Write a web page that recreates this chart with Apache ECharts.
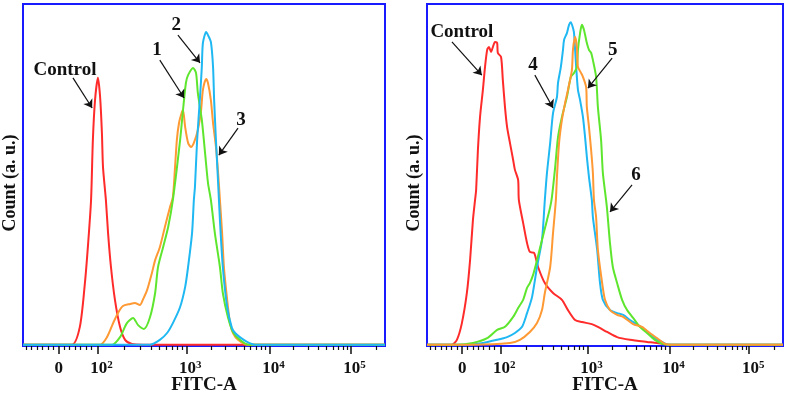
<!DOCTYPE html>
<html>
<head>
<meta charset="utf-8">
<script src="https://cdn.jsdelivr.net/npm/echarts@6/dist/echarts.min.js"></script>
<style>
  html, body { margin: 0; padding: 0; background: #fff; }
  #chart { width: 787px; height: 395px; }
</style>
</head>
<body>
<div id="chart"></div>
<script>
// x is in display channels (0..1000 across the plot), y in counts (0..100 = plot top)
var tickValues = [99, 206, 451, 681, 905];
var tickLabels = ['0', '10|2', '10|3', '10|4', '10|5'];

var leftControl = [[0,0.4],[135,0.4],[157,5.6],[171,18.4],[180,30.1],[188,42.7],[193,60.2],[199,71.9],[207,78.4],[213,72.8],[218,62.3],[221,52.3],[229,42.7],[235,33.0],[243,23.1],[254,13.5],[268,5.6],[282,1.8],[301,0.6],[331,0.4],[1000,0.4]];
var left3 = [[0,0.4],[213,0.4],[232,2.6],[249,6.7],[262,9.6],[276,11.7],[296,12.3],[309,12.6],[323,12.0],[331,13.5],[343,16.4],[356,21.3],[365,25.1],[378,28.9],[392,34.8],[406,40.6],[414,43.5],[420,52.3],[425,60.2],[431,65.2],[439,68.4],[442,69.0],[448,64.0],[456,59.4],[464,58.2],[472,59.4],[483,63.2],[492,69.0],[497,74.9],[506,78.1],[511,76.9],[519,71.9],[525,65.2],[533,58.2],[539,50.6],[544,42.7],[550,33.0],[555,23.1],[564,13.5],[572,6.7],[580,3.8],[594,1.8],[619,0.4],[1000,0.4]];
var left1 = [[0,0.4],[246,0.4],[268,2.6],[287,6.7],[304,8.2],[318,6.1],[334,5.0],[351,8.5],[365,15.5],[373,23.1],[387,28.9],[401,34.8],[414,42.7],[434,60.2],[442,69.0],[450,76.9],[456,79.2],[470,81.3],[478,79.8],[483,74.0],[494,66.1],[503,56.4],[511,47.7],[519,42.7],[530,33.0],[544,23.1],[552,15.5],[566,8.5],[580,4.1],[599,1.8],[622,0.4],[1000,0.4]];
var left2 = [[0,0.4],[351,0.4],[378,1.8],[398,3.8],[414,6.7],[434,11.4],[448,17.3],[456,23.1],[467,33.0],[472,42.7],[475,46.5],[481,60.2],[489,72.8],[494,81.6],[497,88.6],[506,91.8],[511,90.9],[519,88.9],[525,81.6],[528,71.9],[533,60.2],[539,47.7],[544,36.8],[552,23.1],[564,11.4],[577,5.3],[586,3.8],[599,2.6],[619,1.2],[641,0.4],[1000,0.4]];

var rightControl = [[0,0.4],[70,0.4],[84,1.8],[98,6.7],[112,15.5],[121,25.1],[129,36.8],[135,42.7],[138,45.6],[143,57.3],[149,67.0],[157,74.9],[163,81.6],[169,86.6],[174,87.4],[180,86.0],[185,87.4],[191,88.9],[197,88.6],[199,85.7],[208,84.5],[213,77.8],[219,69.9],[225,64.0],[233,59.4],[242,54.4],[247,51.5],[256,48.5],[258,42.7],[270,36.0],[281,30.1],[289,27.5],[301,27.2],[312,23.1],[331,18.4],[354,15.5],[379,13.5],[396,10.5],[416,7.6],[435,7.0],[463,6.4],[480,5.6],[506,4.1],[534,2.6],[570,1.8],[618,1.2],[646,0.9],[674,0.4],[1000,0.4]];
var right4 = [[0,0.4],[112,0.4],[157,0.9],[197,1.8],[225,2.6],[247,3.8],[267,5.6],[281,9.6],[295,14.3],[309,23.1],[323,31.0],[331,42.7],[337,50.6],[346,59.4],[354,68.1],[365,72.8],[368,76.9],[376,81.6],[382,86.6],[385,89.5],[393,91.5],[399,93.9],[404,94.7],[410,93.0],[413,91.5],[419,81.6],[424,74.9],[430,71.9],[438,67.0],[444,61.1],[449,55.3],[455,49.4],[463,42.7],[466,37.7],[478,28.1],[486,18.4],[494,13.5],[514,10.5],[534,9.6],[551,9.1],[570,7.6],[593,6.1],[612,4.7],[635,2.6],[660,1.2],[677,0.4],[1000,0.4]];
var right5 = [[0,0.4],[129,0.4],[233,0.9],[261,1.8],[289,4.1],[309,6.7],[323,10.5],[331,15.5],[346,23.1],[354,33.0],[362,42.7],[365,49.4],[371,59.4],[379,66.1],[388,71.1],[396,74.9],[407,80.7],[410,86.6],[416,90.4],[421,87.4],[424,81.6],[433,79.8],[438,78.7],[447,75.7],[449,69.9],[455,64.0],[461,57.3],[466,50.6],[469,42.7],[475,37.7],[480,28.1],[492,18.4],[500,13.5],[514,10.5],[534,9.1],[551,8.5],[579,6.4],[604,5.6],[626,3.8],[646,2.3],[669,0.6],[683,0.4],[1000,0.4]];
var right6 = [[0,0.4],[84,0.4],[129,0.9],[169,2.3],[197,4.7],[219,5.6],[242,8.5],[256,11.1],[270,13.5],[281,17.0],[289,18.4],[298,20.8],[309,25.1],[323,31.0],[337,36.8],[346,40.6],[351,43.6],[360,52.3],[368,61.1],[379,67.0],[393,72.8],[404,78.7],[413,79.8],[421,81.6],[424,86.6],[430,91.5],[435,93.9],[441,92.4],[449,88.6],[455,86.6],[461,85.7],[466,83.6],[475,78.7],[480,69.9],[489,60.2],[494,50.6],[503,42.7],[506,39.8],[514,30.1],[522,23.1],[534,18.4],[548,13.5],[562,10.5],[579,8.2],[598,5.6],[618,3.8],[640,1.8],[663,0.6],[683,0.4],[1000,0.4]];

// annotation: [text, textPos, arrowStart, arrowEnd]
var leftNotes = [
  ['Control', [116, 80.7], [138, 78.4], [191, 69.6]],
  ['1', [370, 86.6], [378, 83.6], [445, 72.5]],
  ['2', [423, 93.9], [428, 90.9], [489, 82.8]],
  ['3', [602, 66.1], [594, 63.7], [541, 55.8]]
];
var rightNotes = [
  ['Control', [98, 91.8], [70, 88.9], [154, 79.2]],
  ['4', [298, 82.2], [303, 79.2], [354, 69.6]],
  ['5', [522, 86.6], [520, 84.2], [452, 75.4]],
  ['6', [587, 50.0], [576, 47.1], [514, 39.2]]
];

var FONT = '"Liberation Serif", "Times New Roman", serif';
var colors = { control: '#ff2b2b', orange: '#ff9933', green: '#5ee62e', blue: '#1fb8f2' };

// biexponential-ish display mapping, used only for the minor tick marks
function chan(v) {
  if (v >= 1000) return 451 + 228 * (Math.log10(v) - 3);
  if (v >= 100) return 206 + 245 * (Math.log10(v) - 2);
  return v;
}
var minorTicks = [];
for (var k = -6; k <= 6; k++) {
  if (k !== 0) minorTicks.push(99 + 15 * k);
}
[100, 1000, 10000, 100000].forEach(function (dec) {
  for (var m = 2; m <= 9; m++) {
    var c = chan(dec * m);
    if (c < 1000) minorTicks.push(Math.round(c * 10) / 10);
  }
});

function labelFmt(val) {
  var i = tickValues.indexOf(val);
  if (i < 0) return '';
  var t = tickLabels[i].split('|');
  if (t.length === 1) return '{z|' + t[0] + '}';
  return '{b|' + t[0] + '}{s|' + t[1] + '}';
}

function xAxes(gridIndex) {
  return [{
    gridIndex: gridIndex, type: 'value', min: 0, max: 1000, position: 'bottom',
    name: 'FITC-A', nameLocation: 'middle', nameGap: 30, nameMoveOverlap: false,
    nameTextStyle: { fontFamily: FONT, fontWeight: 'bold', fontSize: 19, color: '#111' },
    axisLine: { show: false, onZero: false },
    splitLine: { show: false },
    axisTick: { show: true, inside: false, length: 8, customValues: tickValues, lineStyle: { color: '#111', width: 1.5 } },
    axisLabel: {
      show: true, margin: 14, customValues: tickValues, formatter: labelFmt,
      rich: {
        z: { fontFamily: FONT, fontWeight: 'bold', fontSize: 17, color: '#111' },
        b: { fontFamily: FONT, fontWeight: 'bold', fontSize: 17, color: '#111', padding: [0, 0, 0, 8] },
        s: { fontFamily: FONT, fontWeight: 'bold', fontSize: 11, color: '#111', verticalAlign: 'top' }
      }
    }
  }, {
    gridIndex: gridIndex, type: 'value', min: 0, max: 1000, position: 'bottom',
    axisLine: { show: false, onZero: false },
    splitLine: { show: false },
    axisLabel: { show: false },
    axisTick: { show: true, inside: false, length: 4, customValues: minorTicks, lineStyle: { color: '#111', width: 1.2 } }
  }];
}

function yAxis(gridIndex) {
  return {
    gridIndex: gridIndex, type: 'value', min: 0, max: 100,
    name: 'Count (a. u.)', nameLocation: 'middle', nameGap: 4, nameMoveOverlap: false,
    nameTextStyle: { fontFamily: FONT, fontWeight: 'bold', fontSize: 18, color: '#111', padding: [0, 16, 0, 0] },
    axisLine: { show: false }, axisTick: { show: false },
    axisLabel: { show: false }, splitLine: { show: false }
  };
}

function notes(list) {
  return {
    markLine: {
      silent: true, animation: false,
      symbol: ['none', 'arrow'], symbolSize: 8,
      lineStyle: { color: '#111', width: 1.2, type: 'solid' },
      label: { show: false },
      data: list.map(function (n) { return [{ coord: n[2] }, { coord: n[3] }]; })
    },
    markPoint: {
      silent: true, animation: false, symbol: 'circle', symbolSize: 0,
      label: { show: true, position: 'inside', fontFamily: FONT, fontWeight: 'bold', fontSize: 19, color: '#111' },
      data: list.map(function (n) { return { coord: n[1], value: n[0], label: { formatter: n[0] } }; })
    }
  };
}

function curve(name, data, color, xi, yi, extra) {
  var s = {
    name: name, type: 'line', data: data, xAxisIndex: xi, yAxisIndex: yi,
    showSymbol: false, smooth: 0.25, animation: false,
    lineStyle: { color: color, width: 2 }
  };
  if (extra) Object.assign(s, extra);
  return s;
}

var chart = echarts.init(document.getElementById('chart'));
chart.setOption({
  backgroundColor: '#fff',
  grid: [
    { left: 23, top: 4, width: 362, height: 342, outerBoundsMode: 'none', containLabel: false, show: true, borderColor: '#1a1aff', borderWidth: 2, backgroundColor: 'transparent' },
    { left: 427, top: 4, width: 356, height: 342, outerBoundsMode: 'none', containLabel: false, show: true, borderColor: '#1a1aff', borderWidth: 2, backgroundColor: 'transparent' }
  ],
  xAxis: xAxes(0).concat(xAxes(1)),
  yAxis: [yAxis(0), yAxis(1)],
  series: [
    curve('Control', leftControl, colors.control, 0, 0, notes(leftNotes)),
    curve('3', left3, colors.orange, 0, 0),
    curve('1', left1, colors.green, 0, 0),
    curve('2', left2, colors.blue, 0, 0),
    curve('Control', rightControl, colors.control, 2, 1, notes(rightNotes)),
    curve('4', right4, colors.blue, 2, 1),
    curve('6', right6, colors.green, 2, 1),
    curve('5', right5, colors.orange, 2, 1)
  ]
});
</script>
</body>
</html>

▸ EXERCISE DETAILS: Repeat the listing above up to and including the line with "var tickLabels = ['0', '10|2', '10|3', '10|4', '10|5'];", starting from its first line. Drop any pictures.

▸ FULL OUTPUT:
Write a web page that recreates this chart with Apache ECharts.
<!DOCTYPE html>
<html>
<head>
<meta charset="utf-8">
<script src="https://cdn.jsdelivr.net/npm/echarts@6/dist/echarts.min.js"></script>
<style>
  html, body { margin: 0; padding: 0; background: #fff; }
  #chart { width: 787px; height: 395px; }
</style>
</head>
<body>
<div id="chart"></div>
<script>
// x is in display channels (0..1000 across the plot), y in counts (0..100 = plot top)
var tickValues = [99, 206, 451, 681, 905];
var tickLabels = ['0', '10|2', '10|3', '10|4', '10|5'];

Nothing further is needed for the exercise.